Norwich gets report on Millstone emergency center

Norwich - Dominion's Millstone Nuclear Power Station is nearing completion of a $10 million to $20 million emergency response system this fall, mandated by the U.S. Nuclear Regulatory Commission in the wake of the 2011 catastrophic failure of one Japanese nuclear power plant, while a second one weathered the major earthquake and tsunami.

The NRC required Dominion to create an emergency operations facility outside the 10-mile zone surrounding the Millstone nuclear station in Waterford. The current emergency operations facility is on Millstone property, one mile from the nuclear plant.

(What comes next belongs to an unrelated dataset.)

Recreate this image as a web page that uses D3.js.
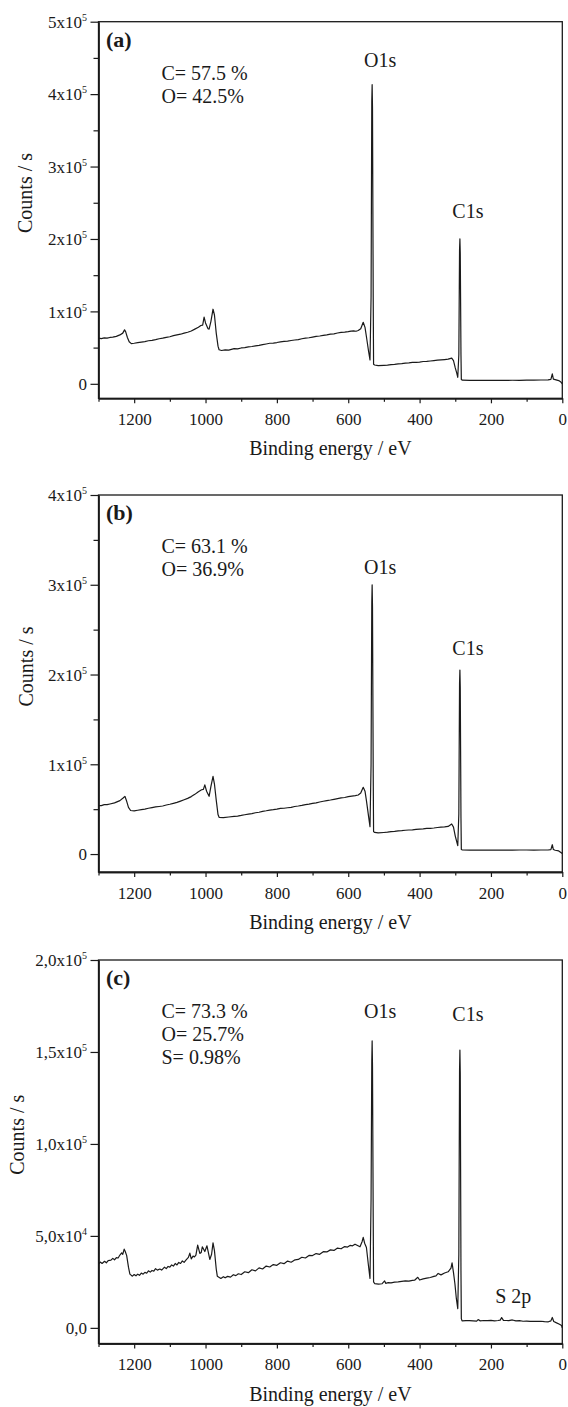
<!DOCTYPE html>
<html>
<head>
<meta charset="utf-8">
<script src="https://cdn.jsdelivr.net/npm/d3@7"></script>
<style>
  body { margin: 0; background: #fff; }
  svg { display: block; font-family: "Liberation Serif", "Times New Roman", serif; }
</style>
</head>
<body>
<svg width="568" height="1407"></svg>
<script>
// binding energy ticks (eV), shared by all three panels
const energyTicks = [1200, 1000, 800, 600, 400, 200, 0];
const energyMinor = [1300, 1100, 900, 700, 500, 300, 100];

// survey spectra: [binding energy (eV), counts/s]
const specA = [
  [1300, 63000], [1292, 62500], [1284, 63500], [1276, 63000], [1268, 64000], [1260, 64500],
  [1250, 65500], [1240, 67500], [1232, 70000], [1227, 74500], [1224, 72000], [1219, 64000],
  [1214, 58000], [1208, 55500], [1200, 56000], [1190, 56800], [1180, 57500], [1170, 58200],
  [1160, 59500], [1150, 60000], [1140, 61000], [1130, 62200], [1120, 63000], [1110, 64200],
  [1100, 65000], [1090, 66500], [1080, 67500], [1070, 68500], [1060, 70000], [1050, 71200],
  [1040, 73000], [1030, 75500], [1020, 78000], [1013, 80500], [1008, 81000], [1004, 92000],
  [1000, 84000], [993, 76000], [990, 75500], [985, 86000], [979, 103000], [975, 95000],
  [970, 70000], [965, 52000], [962, 47000], [955, 46000], [945, 46800], [935, 46500],
  [920, 48500], [910, 48200], [900, 49500], [890, 50000], [880, 51000], [870, 51500],
  [860, 52500], [850, 53000], [840, 54000], [830, 55000], [820, 56000], [810, 56300],
  [800, 57000], [790, 58000], [780, 58500], [770, 59000], [760, 59800], [750, 60500],
  [740, 61000], [730, 62200], [720, 63000], [710, 63600], [700, 64500], [690, 65500],
  [680, 66000], [670, 66800], [660, 67500], [650, 68500], [640, 69000], [630, 70200],
  [620, 71000], [610, 71300], [600, 72000], [592, 72800], [585, 73000], [578, 72600],
  [572, 73600], [565, 76000], [558, 85000], [553, 78000], [549, 65000], [543, 45000],
  [539, 33000], [536, 120000], [534, 390000], [533, 413000], [532, 380000], [530, 120000],
  [529, 27000], [526, 26000],
  [516, 25000], [500, 25500], [490, 25800], [480, 26500], [470, 26800], [460, 27500],
  [450, 27800], [440, 28500], [430, 28900], [420, 29500], [410, 29600], [400, 30000],
  [390, 30800], [380, 31000], [370, 31500], [360, 32000], [350, 32600], [340, 33000],
  [330, 33500], [320, 34000], [310, 35500], [305, 32000], [300, 22000], [296, 15000],
  [293, 9000], [290, 40000], [288, 185000], [287, 200000], [286, 180000], [284, 40000],
  [283, 6000], [280, 5000],
  [260, 4800], [240, 4700], [220, 4900], [200, 4800], [180, 4700], [160, 4800],
  [140, 4900], [120, 4800], [100, 5000], [80, 5200], [60, 5300], [40, 5500],
  [32, 6000], [28, 13800], [25, 6500], [20, 5800], [10, 4500], [5, 3000], [1, 500], [0, 0]
];

const specB = [
  [1300, 53900], [1292, 54000], [1284, 55000], [1276, 55000], [1268, 55800], [1255, 57000],
  [1240, 59500], [1231, 62500], [1226, 64300], [1222, 60000], [1216, 52000], [1210, 48500],
  [1200, 48000], [1190, 48800], [1180, 49500], [1170, 50000], [1160, 51000], [1150, 51800],
  [1140, 52500], [1130, 53000], [1120, 53500], [1110, 54600], [1100, 55500], [1090, 56500],
  [1080, 57500], [1070, 59000], [1060, 60500], [1050, 62000], [1040, 64000], [1030, 66500],
  [1020, 69500], [1011, 71600], [1006, 72000], [1002, 77000], [997, 70000], [990, 64300],
  [985, 75000], [979, 86600], [975, 78000], [970, 60000], [965, 44000], [962, 40900],
  [950, 40500], [935, 41300], [920, 42000], [910, 42300], [900, 43000], [890, 43800],
  [880, 44500], [870, 45000], [860, 46000], [850, 46600], [840, 47500], [830, 48200],
  [820, 49000], [810, 49400], [800, 50000], [790, 50800], [780, 51000], [770, 51600],
  [760, 52000], [750, 53000], [740, 53500], [730, 54200], [720, 55000], [710, 55600],
  [700, 56500], [690, 57000], [680, 58000], [670, 58800], [660, 59500], [650, 60200],
  [640, 61000], [630, 61800], [620, 62500], [610, 63000], [600, 64000], [590, 64600],
  [580, 65000], [572, 65800], [565, 68000], [558, 74300], [553, 70000], [549, 59500],
  [543, 42000], [539, 30500], [536, 100000], [534, 280000], [533, 300000], [532, 275000],
  [530, 90000], [529, 25000],
  [526, 24100], [516, 23500], [500, 24000], [490, 24400], [480, 25000], [470, 25300],
  [460, 25800], [450, 26000], [440, 26500], [430, 26800], [420, 27000], [410, 27500],
  [400, 27800], [390, 28000], [380, 28500], [370, 28700], [360, 29000], [350, 29600],
  [340, 30000], [330, 30300], [320, 30800], [310, 33500], [305, 30000], [300, 20000],
  [296, 14000], [293, 9300], [290, 45000], [288, 190000], [287, 205000], [286, 185000],
  [284, 40000], [283, 5000],
  [280, 4500], [260, 4400], [240, 4500], [220, 4400], [200, 4500], [180, 4400],
  [160, 4500], [140, 4400], [120, 4500], [100, 4500], [80, 4400], [60, 4500], [40, 4500],
  [32, 5000], [28, 10400], [25, 5000], [20, 4200], [10, 3500], [5, 2000], [0, 500]
];

const specC = [
  [1300, 34600], [1295, 35800], [1290, 35000], [1283, 36200], [1278, 35400], [1273, 36600],
  [1265, 36800], [1260, 37800], [1255, 37000], [1250, 38200], [1245, 38000], [1240, 39600],
  [1235, 40800], [1232, 40000], [1228, 42800], [1225, 41500], [1221, 39300], [1216, 33000],
  [1212, 29200], [1205, 28100], [1200, 29000], [1195, 28300], [1190, 29200], [1185, 28600],
  [1180, 29800], [1175, 29200], [1170, 30200], [1165, 29700], [1160, 31000], [1155, 30300],
  [1150, 31200], [1145, 30800], [1140, 32200], [1135, 31400], [1128, 32000], [1123, 31400],
  [1115, 33000], [1110, 32200], [1105, 33400], [1100, 33000], [1095, 34200], [1090, 33600],
  [1085, 35000], [1080, 34200], [1075, 35600], [1070, 35000], [1065, 36400], [1060, 35600],
  [1055, 36800], [1048, 38300], [1044, 40600], [1040, 37500], [1035, 39000], [1031, 38600],
  [1027, 39500], [1022, 45000], [1016, 40500], [1012, 41000], [1009, 44100], [1002, 41500],
  [996, 44600], [988, 37200], [983, 40000], [979, 46200], [975, 42000], [970, 32000],
  [967, 28100], [957, 26900], [950, 27800], [945, 27200], [938, 28000], [930, 27600],
  [922, 28900], [915, 28400], [908, 29400], [900, 29000], [890, 30500], [880, 30000],
  [870, 31600], [860, 31000], [850, 32600], [840, 32000], [830, 33600], [820, 33100],
  [810, 34400], [800, 34000], [790, 35400], [780, 34900], [770, 36300], [760, 35700],
  [749, 37000], [740, 37200], [730, 38400], [720, 38000], [710, 39400], [700, 39300],
  [690, 40400], [680, 40000], [670, 41400], [660, 41300], [650, 42400], [640, 42100],
  [630, 43400], [620, 43000], [610, 44200], [602, 43900], [595, 44800], [588, 44600],
  [581, 45500], [574, 44800], [567, 44100], [561, 47000], [558, 49200], [554, 46000],
  [549, 43700], [544, 35000], [539, 26900], [536, 70000], [534, 145000], [533, 156000],
  [532, 142000], [530, 60000], [529, 25000],
  [526, 24100], [515, 23800], [505, 24000], [498, 25500], [495, 24200],
  [488, 24600], [480, 24500], [470, 24900], [460, 25000], [450, 25300], [440, 25500],
  [430, 25400], [420, 25800], [414, 25900], [405, 27500], [400, 26000], [390, 26600],
  [380, 27000], [370, 27400], [360, 28000], [354, 28300], [348, 29600], [340, 28800],
  [330, 29800], [320, 30500], [312, 32500], [309, 35400], [305, 30000], [301, 24000],
  [297, 16000], [293, 10500], [290, 40000], [288, 140000], [287, 151000], [286, 138000],
  [284, 30000], [283, 5000],
  [281, 3800], [270, 3900], [260, 3900], [250, 3800], [240, 3700], [236, 4500],
  [230, 3800], [220, 4000], [210, 3900], [200, 4100], [190, 3800], [180, 4000],
  [174, 4200], [170, 5600], [165, 4100], [157, 4000], [150, 3900], [140, 4300],
  [130, 3800], [120, 3900], [110, 3600], [100, 3700], [90, 3500], [80, 3600],
  [70, 3500], [60, 3600], [50, 3400], [39, 3300], [32, 3800], [28, 5650],
  [24, 3500], [16, 2700], [8, 2000], [2, 1300], [0, 0]
];

// count-axis ticks per panel
const yTicksA = [0, 100000, 200000, 300000, 400000, 500000];
const yMinorA = [50000, 150000, 250000, 350000, 450000];
const yTicksB = [0, 100000, 200000, 300000, 400000];
const yMinorB = [50000, 150000, 250000, 350000];
const yTicksC = [0, 50000, 100000, 150000, 200000];
const yMinorC = [];

// text blocks
const compA = ["C= 57.5 %", "O= 42.5%"];
const compB = ["C= 63.1 %", "O= 36.9%"];
const compC = ["C= 73.3 %", "O= 25.7%", "S= 0.98%"];

// peak labels: [text, binding energy, counts at label baseline]
const peaksA = [["O1s", 533, 437000], ["C1s", 287, 229000]];
const peaksB = [["O1s", 533, 312000], ["C1s", 287, 222000]];
const peaksC = [["O1s", 533, 168500], ["C1s", 287, 167000], ["S 2p", 160, 13600]];

const svg = d3.select("svg");
const left = 98.5, right = 562.3;
const ink = "#1a1a1a";

const x = d3.scaleLinear().domain([1300, 0]).range([left, right]);

// y tick label "5x10^5" style
function sciLabel(sel, comma) {
  sel.each(function (d) {
    const t = d3.select(this).text("");
    if (d === 0) { t.text(comma ? "0,0" : "0"); return; }
    const exp = Math.floor(Math.log10(d));
    const m = d / Math.pow(10, exp);
    t.append("tspan").text((comma ? m.toFixed(1).replace(".", ",") : m) + "x10");
    t.append("tspan").attr("dy", -7).attr("font-size", 10).text(exp);
  });
}

function drawPanel(p) {
  const y = d3.scaleLinear().domain([p.yMin, p.yMax]).range([p.bottom, p.top]);
  const g = svg.append("g");

  // spectrum
  g.append("path")
    .datum(p.spec)
    .attr("fill", "none")
    .attr("stroke", ink)
    .attr("stroke-width", 1.2)
    .attr("stroke-linejoin", "round")
    .attr("d", d3.line().x((d) => x(d[0])).y((d) => y(d[1])));

  // frame
  g.append("rect")
    .attr("x", left).attr("y", p.top)
    .attr("width", right - left).attr("height", p.bottom - p.top)
    .attr("fill", "none").attr("stroke", ink).attr("stroke-width", 1.3);

  // x axis, major + minor
  const xa = g.append("g").attr("transform", `translate(0,${p.bottom})`)
    .call(d3.axisBottom(x).tickValues(energyTicks).tickSize(5).tickSizeOuter(0).tickFormat(d3.format("d")));
  g.append("g").attr("transform", `translate(0,${p.bottom})`)
    .call(d3.axisBottom(x).tickValues(energyMinor).tickSize(3.5).tickSizeOuter(0).tickFormat(""));
  xa.selectAll(".tick text").attr("y", 26.5).attr("dy", 0);

  // y axis, major + minor
  const ya = g.append("g").attr("transform", `translate(${left},0)`)
    .call(d3.axisLeft(y).tickValues(p.yTicks).tickSize(8).tickSizeOuter(0));
  g.append("g").attr("transform", `translate(${left},0)`)
    .call(d3.axisLeft(y).tickValues(p.yMinor).tickSize(5).tickSizeOuter(0).tickFormat(""));
  ya.selectAll(".tick text").attr("x", -11.5).attr("dy", "0.34em").call(sciLabel, p.comma);

  // drop d3's default sans-serif 10px on the axis groups
  g.selectAll("g").attr("font-family", null).attr("font-size", null);
  g.selectAll(".domain").attr("stroke", ink).attr("stroke-width", 1.3);
  g.selectAll(".tick line").attr("stroke", ink).attr("stroke-width", 1.2);
  g.selectAll(".tick text").attr("fill", ink).attr("font-size", 17);

  // axis titles
  g.append("text")
    .attr("x", (left + right) / 2).attr("y", p.bottom + 57)
    .attr("text-anchor", "middle").attr("font-size", 20).attr("fill", ink)
    .text("Binding energy / eV");
  g.append("text")
    .attr("transform", `translate(${p.titleX},${(p.top + p.bottom) / 2 - 17}) rotate(-90)`)
    .attr("text-anchor", "middle").attr("dominant-baseline", "central")
    .attr("font-size", 20).attr("fill", ink)
    .text("Counts / s");

  // panel tag and composition
  g.append("text")
    .attr("x", left + 7.5).attr("y", p.top + 25)
    .attr("font-size", 22).attr("font-weight", "bold").attr("fill", ink)
    .text(p.tag);
  g.selectAll(".comp").data(p.comp).enter().append("text")
    .attr("x", left + 63).attr("y", (d, i) => p.top + 58 + i * 23)
    .attr("font-size", 20).attr("fill", ink)
    .text((d) => d);

  // peak labels
  g.selectAll(".peak").data(p.peaks).enter().append("text")
    .attr("x", (d) => x(d[1]) + 8).attr("y", (d) => y(d[2]))
    .attr("text-anchor", "middle").attr("font-size", 20).attr("fill", ink)
    .text((d) => d[0]);
}

drawPanel({ tag: "(a)", spec: specA, yMin: -20000, yMax: 500000, top: 21.7, bottom: 398.3,
  yTicks: yTicksA, yMinor: yMinorA, comp: compA, peaks: peaksA, comma: false, titleX: 25 });
drawPanel({ tag: "(b)", spec: specB, yMin: -20000, yMax: 400000, top: 495, bottom: 872,
  yTicks: yTicksB, yMinor: yMinorB, comp: compB, peaks: peaksB, comma: false, titleX: 26 });
drawPanel({ tag: "(c)", spec: specC, yMin: -8500, yMax: 200000, top: 960, bottom: 1343.5,
  yTicks: yTicksC, yMinor: yMinorC, comp: compC, peaks: peaksC, comma: true, titleX: 17 });
</script>
</body>
</html>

The $5 million to $10 million facility under construction next to the Thomas J. Dodd Memorial Stadium in the Stanley Israelite Norwich Business Park is expected to be completed in December.

Dominion officials gave a presentation Monday to the Norwich City Council outlining the NRC requirements and the company's planned response to the mandates.

The site will be used during training drills and during "All Call Drills" - held once every three years when every Millstone employee must respond to unannounced drills, said Kevin Hennessy, director of federal, state and local affairs for Dominion.

As part of the emergency operations facility, Dominion is requesting an agreement with Norwich to use 200 parking spaces in the western portion of the adjacent Dodd Stadium parking lot during the "All Call Drills" at no cost to the utility.

Hennessy said the drills are a surprise to Dominion employees, but drill planners can work with the Connecticut Tigers minor league baseball team to avoid game times when scheduling the drills.

The operations facility will house high-tech emergency operations equipment and storage, but will not be staffed on a daily basis, Hennessy said.

Hennessy told the City Council an open house will be scheduled this fall when the facility is completed to allow city officials to tour it.

The emergency operations facility also is part of the second aspect of NRC's mandates in response to the Japan earthquake and tsunami. During that emergency, the Daiichi nuclear plant lost power and suffered major damage, while at a second plant, Daini, staff acted quickly to bring an emergency power supply to the plant to keep the nuclear core cooled.

Hennessy said Dominion officials - and officials from all U.S. nuclear plants and the NRC - visited the Japanese facility to cull the lessons learned from both plants' experiences. That in turn led to the NRC's "Beyond Design Basis" requirements that power supplies be ensured during emergencies.

To that end, Dominion is building a second $5 million to $10 million domed facility at the northeast corner of the Millstone station employee parking lot to store emergency power equipment. The 125-foot diameter, 38-foot tall concrete dome would be the second phase of ensuring power is maintained during an emergency, Hennessy said if the first safety systems in place within the Millstone nuclear plant fail.

The third phase is a national plan to store emergency equipment at facilities in Memphis, Tenn., and Phoenix, Ariz., with pledges to fly or drive materials to the emergency sites within 24 hours.

That brought Dominion back to Dodd Stadium with the need to supply a large, flat area to bring in, lay out and stage the equipment. Dominion will ask the city of Norwich for a second agreement to use the overflow parking area at the east end of the stadium parking lot - where the Connecticut Renaissance Faire is now being held - to bring in and lay out the national equipment if necessary during a major emergency.

While the first parking agreement would be at no cost to Dominion, the utility proposed a fee of $2,500 per day for the emergency lay out area if needed. Hennessy said that while it might be unlikely that events would be held at the stadium during such a major emergency, Dominion recognized that the use potentially could displace scheduled use of the parking area.